▸ **TO BE DONE**: Each line below must be set down exactly; omit any image you find.

▸ **SUPPLIED MATERIAL**:
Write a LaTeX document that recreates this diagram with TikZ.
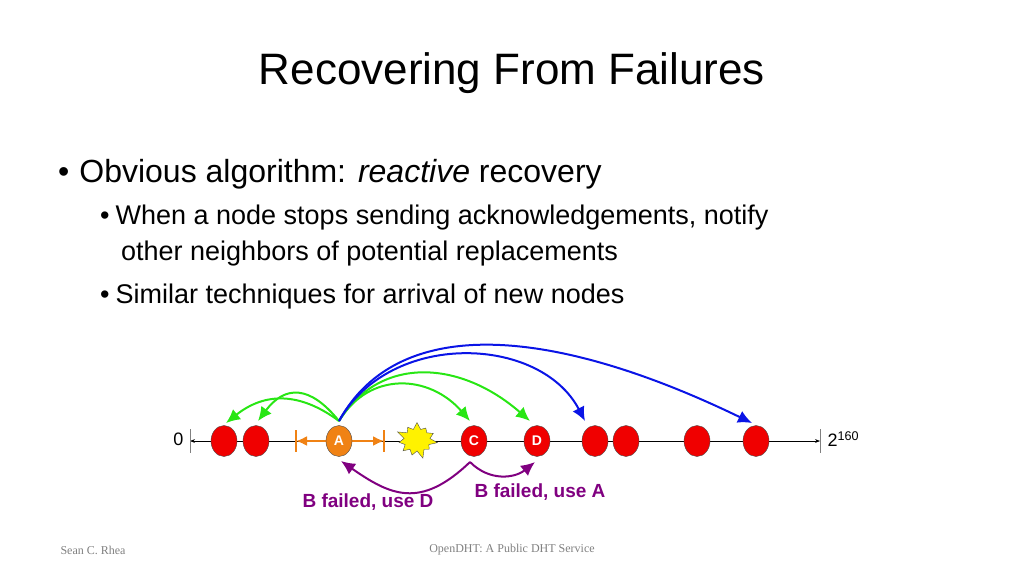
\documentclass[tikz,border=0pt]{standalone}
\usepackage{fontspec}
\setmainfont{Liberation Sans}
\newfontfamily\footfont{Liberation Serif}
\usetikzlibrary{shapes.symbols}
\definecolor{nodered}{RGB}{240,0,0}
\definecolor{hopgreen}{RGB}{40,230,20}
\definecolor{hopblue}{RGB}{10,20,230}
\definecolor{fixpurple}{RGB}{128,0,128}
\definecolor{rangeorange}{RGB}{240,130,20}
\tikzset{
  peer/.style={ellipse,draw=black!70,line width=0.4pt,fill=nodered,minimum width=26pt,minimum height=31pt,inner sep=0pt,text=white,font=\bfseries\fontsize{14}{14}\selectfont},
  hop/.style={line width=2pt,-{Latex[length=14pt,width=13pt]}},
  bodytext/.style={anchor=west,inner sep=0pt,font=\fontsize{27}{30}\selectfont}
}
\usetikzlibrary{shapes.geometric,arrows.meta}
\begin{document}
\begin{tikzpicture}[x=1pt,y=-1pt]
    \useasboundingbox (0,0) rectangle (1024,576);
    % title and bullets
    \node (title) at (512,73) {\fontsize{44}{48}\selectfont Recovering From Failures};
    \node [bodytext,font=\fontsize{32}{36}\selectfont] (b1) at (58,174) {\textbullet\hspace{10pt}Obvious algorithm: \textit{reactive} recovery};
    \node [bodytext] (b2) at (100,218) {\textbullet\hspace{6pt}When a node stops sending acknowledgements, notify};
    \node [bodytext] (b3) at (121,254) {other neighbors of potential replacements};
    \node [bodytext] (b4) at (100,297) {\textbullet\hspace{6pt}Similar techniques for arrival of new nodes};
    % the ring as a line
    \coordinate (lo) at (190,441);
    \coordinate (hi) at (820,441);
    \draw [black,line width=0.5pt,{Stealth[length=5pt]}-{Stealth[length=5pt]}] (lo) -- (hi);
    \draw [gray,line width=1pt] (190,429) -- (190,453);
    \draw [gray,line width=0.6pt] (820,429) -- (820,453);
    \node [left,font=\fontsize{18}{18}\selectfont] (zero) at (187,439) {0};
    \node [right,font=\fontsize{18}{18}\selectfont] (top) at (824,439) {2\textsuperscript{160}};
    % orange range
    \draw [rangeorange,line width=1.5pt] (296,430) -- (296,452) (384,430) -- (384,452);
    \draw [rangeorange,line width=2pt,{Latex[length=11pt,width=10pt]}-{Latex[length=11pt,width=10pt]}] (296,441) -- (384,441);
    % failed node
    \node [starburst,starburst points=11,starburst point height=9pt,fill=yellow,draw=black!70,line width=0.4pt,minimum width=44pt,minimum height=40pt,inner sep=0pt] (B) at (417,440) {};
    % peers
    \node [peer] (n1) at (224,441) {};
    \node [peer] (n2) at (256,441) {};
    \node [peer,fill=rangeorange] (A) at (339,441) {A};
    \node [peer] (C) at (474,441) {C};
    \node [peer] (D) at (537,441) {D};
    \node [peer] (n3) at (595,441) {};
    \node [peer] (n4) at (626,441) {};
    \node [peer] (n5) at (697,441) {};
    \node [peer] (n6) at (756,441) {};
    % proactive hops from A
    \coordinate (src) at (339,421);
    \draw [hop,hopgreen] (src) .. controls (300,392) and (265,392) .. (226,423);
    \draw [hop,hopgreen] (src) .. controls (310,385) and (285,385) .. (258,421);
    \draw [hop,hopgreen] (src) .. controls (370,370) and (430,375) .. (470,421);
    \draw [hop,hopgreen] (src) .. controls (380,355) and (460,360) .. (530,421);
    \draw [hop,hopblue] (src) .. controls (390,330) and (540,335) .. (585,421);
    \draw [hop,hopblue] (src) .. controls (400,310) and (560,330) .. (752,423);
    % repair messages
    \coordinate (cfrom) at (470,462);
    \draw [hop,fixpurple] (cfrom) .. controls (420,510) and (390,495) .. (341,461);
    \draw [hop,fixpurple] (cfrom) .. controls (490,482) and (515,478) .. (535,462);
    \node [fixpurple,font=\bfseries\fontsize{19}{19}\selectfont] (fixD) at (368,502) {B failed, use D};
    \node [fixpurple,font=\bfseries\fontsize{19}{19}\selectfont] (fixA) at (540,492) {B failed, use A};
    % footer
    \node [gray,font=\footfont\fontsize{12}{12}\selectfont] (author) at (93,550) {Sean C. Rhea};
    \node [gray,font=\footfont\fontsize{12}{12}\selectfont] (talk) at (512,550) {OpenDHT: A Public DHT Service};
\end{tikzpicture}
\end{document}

▸ **RESPONSE FOR THIS EXERCISE**:
Write a LaTeX document that recreates this diagram with TikZ.
\documentclass[tikz,border=0pt]{standalone}
\usepackage{fontspec}
\setmainfont{Liberation Sans}
\newfontfamily\footfont{Liberation Serif}
\usetikzlibrary{shapes.symbols}
\definecolor{nodered}{RGB}{240,0,0}
\definecolor{hopgreen}{RGB}{40,230,20}
\definecolor{hopblue}{RGB}{10,20,230}
\definecolor{fixpurple}{RGB}{128,0,128}
\definecolor{rangeorange}{RGB}{240,130,20}
\tikzset{
  peer/.style={ellipse,draw=black!70,line width=0.4pt,fill=nodered,minimum width=26pt,minimum height=31pt,inner sep=0pt,text=white,font=\bfseries\fontsize{14}{14}\selectfont},
  hop/.style={line width=2pt,-{Latex[length=14pt,width=13pt]}},
  bodytext/.style={anchor=west,inner sep=0pt,font=\fontsize{27}{30}\selectfont}
}
\usetikzlibrary{shapes.geometric,arrows.meta}
\begin{document}
\begin{tikzpicture}[x=1pt,y=-1pt]
    \useasboundingbox (0,0) rectangle (1024,576);
    % title and bullets
    \node (title) at (512,73) {\fontsize{44}{48}\selectfont Recovering From Failures};
    \node [bodytext,font=\fontsize{32}{36}\selectfont] (b1) at (58,174) {\textbullet\hspace{10pt}Obvious algorithm: \textit{reactive} recovery};
    \node [bodytext] (b2) at (100,218) {\textbullet\hspace{6pt}When a node stops sending acknowledgements, notify};
    \node [bodytext] (b3) at (121,254) {other neighbors of potential replacements};
    \node [bodytext] (b4) at (100,297) {\textbullet\hspace{6pt}Similar techniques for arrival of new nodes};
    % the ring as a line
    \coordinate (lo) at (190,441);
    \coordinate (hi) at (820,441);
    \draw [black,line width=0.5pt,{Stealth[length=5pt]}-{Stealth[length=5pt]}] (lo) -- (hi);
    \draw [gray,line width=1pt] (190,429) -- (190,453);
    \draw [gray,line width=0.6pt] (820,429) -- (820,453);
    \node [left,font=\fontsize{18}{18}\selectfont] (zero) at (187,439) {0};
    \node [right,font=\fontsize{18}{18}\selectfont] (top) at (824,439) {2\textsuperscript{160}};
    % orange range
    \draw [rangeorange,line width=1.5pt] (296,430) -- (296,452) (384,430) -- (384,452);
    \draw [rangeorange,line width=2pt,{Latex[length=11pt,width=10pt]}-{Latex[length=11pt,width=10pt]}] (296,441) -- (384,441);
    % failed node
    \node [starburst,starburst points=11,starburst point height=9pt,fill=yellow,draw=black!70,line width=0.4pt,minimum width=44pt,minimum height=40pt,inner sep=0pt] (B) at (417,440) {};
    % peers
    \node [peer] (n1) at (224,441) {};
    \node [peer] (n2) at (256,441) {};
    \node [peer,fill=rangeorange] (A) at (339,441) {A};
    \node [peer] (C) at (474,441) {C};
    \node [peer] (D) at (537,441) {D};
    \node [peer] (n3) at (595,441) {};
    \node [peer] (n4) at (626,441) {};
    \node [peer] (n5) at (697,441) {};
    \node [peer] (n6) at (756,441) {};
    % proactive hops from A
    \coordinate (src) at (339,421);
    \draw [hop,hopgreen] (src) .. controls (300,392) and (265,392) .. (226,423);
    \draw [hop,hopgreen] (src) .. controls (310,385) and (285,385) .. (258,421);
    \draw [hop,hopgreen] (src) .. controls (370,370) and (430,375) .. (470,421);
    \draw [hop,hopgreen] (src) .. controls (380,355) and (460,360) .. (530,421);
    \draw [hop,hopblue] (src) .. controls (390,330) and (540,335) .. (585,421);
    \draw [hop,hopblue] (src) .. controls (400,310) and (560,330) .. (752,423);
    % repair messages
    \coordinate (cfrom) at (470,462);
    \draw [hop,fixpurple] (cfrom) .. controls (420,510) and (390,495) .. (341,461);
    \draw [hop,fixpurple] (cfrom) .. controls (490,482) and (515,478) .. (535,462);
    \node [fixpurple,font=\bfseries\fontsize{19}{19}\selectfont] (fixD) at (368,502) {B failed, use D};
    \node [fixpurple,font=\bfseries\fontsize{19}{19}\selectfont] (fixA) at (540,492) {B failed, use A};
    % footer
    \node [gray,font=\footfont\fontsize{12}{12}\selectfont] (author) at (93,550) {Sean C. Rhea};
    \node [gray,font=\footfont\fontsize{12}{12}\selectfont] (talk) at (512,550) {OpenDHT: A Public DHT Service};
\end{tikzpicture}
\end{document}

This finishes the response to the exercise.